As Akos Erzse, Head of Public Policy at the Dubai-based crypto exchange BitOasis, explained, the main drivers of crypto adoption in the GCC are different from those in the rest of MENA. “When you look at markets in the GCC, we take the view that this adoption is driven by young, tech-savvy early adopters with relatively high disposable incomes, that are, you know, searching for investment options, and have a conviction in crypto right now.” Moreover, adoption is “not just on the retail or customer side, but also in the ecosystem, with financial institutions and banks beginning to work with businesses like us.” Erzse also emphasized the role that recent inflation has played in pushing cryptocurrency adoption.
The Taliban’s crackdown brings Afghanistan’s crypto markets to a standstill
One former MENA leader in grassroots crypto adoption has since had a major downturn: Afghanistan.
Afghanistan placed 20th in our 2021 crypto adoption index, but since the Taliban’s takeover last August, has fallen to the bottom of the list. Under the Taliban’s rule, dozens of crypto dealers have been arrestedand the ruling state agency, the Ministry for the Propagation of Virtue and the Prevention of Vice, has equated cryptocurrency to gambling and declared it haraam.

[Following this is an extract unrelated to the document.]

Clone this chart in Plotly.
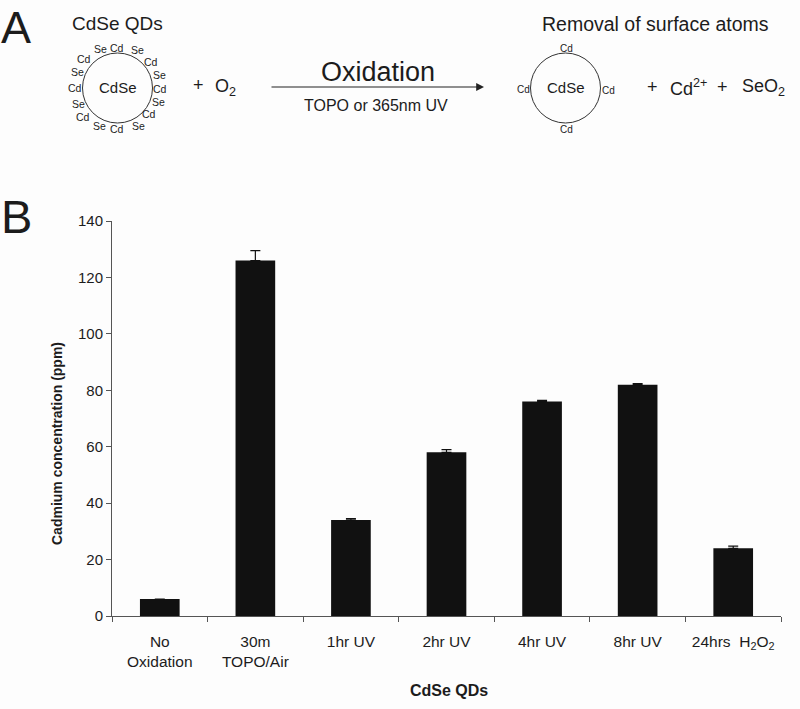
import plotly.graph_objects as go

W, H = 800, 709
categories = ["No<br>Oxidation", "30m<br>TOPO/Air", "1hr UV", "2hr UV", "4hr UV", "8hr UV",
              "24hrs  H<sub>2</sub>O<sub>2</sub>"]
cadmium_ppm = [6, 126, 34, 58, 76, 82, 24]
error_ppm = [0, 3.5, 0.5, 1, 0.4, 0.4, 0.8]
y_ticks = [0, 20, 40, 60, 80, 100, 120, 140]

shell_labels = ["Se", "Cd", "Se", "Cd", "Se", "Cd", "Se", "Cd", "Se", "Cd", "Se", "Cd", "Se", "Cd", "Se", "Cd"]
shell_x = [100, 117, 137, 151, 159, 160, 158, 149, 138, 117, 99, 83, 78, 75, 77, 84]
shell_y = [49, 48, 50, 62, 75, 89, 102, 114, 126, 129, 126, 117, 104, 88, 72, 59]
outer_labels = ["Cd", "Cd", "Cd", "Cd"]
outer_x = [566, 523, 608, 566]
outer_y = [48, 89, 90, 130]

INK = "#1c1c1c"
FONT = "Liberation Sans, Arial, sans-serif"


def px(x):
    return x / W


def py(y):
    return 1 - y / H


def note(text, x, y, size, **kw):
    return dict(text=text, x=px(x), y=py(y), xref="paper", yref="paper", showarrow=False,
                xanchor="center", yanchor="middle", font=dict(family=FONT, size=size, color=INK), **kw)


fig = go.Figure(go.Bar(
    x=categories, y=cadmium_ppm, marker=dict(color="#111111", line=dict(width=0)),
    width=0.415,
    error_y=dict(type="data", symmetric=False, array=error_ppm, arrayminus=[0] * len(error_ppm),
                 color="#111111", thickness=1.2, width=5),
))

notes = [
    note("A", 16, 27, 45), note("B", 16, 217, 47),
    note("CdSe QDs", 117, 24, 19), note("CdSe", 118, 87, 15),
    note("+", 198, 85, 18), note("O<sub>2</sub>", 226, 87, 18),
    note("Oxidation", 378, 72, 27), note("TOPO or 365nm UV", 376, 105, 16),
    note("Removal of surface atoms", 655, 24, 19.5), note("CdSe", 566, 87, 15),
    note("+", 652, 87, 18), note("Cd<sup>2+</sup>", 688, 87, 18), note("+", 722, 87, 18),
    note("SeO<sub>2</sub>", 763, 87, 18),
    note("<b>CdSe QDs</b>", 449, 690, 16),
    note("<b>Cadmium concentration (ppm)</b>", 57, 443, 14, textangle=-90),
]
notes += [note(t, x, y, 10.5) for t, x, y in zip(shell_labels, shell_x, shell_y)]
notes += [note(t, x, y, 10) for t, x, y in zip(outer_labels, outer_x, outer_y)]
notes.append(dict(x=px(484), y=py(87), ax=-214, ay=0, xref="paper", yref="paper",
                  axref="pixel", ayref="pixel", text="", showarrow=True, arrowhead=2, arrowsize=1.3,
                  arrowwidth=1.2, arrowcolor="#222222"))


def circle(cx, cy, r):
    return dict(type="circle", xref="paper", yref="paper", x0=px(cx - r), x1=px(cx + r),
                y0=py(cy + r), y1=py(cy - r), line=dict(color="#333333", width=1))


fig.update_layout(
    width=W, height=H, autosize=False, showlegend=False,
    paper_bgcolor="#fdfdfd", plot_bgcolor="#fdfdfd",
    margin=dict(l=0, r=0, t=0, b=0, pad=0, autoexpand=False),
    font=dict(family=FONT, color=INK),
    annotations=notes,
    shapes=[circle(117.5, 88, 35), circle(565.5, 88, 35)],
    xaxis=dict(domain=[px(112), px(781)], type="category", tickson="boundaries",
               showgrid=False, ticks="outside", ticklen=5, tickcolor="#555555", tickwidth=1,
               showline=True, linecolor="#555555", linewidth=1, zeroline=False, automargin=False,
               ticklabelstandoff=11, tickfont=dict(size=15.5, color=INK)),
    yaxis=dict(domain=[py(616), py(221)], range=[0, 140], tickmode="array", tickvals=y_ticks,
               showgrid=False, ticks="outside", ticklen=5, tickcolor="#555555", tickwidth=1,
               showline=True, linecolor="#555555", linewidth=1, zeroline=False, automargin=False,
               tickfont=dict(size=15, color=INK)),
    bargap=0.585,
)

fig.write_html("out.html", config={"displayModeBar": False},
               post_script="document.body.style.margin='0';")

We find that in August and September – right after the Taliban’s takeover – Afghanistan’s on-chain activity spiked to a temporary high before taking an unprecedented nosedive. From November 2021 to today, the on-chain value received by users based in Afghanistan has averaged less than $80,000 a month, a far cry from the $68 million its citizens received in the average month preceding the takeover.
The Taliban’s crackdown has had a massive chilling effect on the country’s crypto markets. Under current conditions, crypto dealers are left with three options: flee the country, cease operations, or risk arrest.
As for how much of the ceased and continued crypto activity was and is legitimate versus illicit, “A small portion of that [continued activity] is just young people who have a few hundred bucks [available to day trade],” an anonymous source with knowledge of the matter shared with us. “…But I would say most of it, the only use I’ve seen is money laundering, where the source of the money is illegal. A lot of it is either scraps or drug money.”
As our source explained, it’s not that crypto can’t eventually be a net positive for the region – a way to bank the unbanked, act as a store of value, or become a means of payment. The problem is that it’s exceptionally hard to implement, especially given Afghanistan’s small number of smartphone users and sparse cellular networks.
[Afghanistan] has been through so much that I can use US dollars almost anywhere. Even if it’s a cart on the side of the road, selling potatoes, I am 100% confident that they will take my dollar. They will not give me change in dollars, but they will always accept it, because their understanding of the volatility of currency is there. A crypto solution, it could work, but the obstacles are always overlooked when there is an initiative being planned. … There is such a difference between the plan and the reality that usually it just never works out.
Future crypto initiatives seem highly unlikely to be attempted, let alone implemented, under the current Taliban regime, but those who manage to acquire cryptocurrency clandestinely may be able to insulate themselves from any future economic shocks, as we’ve seen in other countries.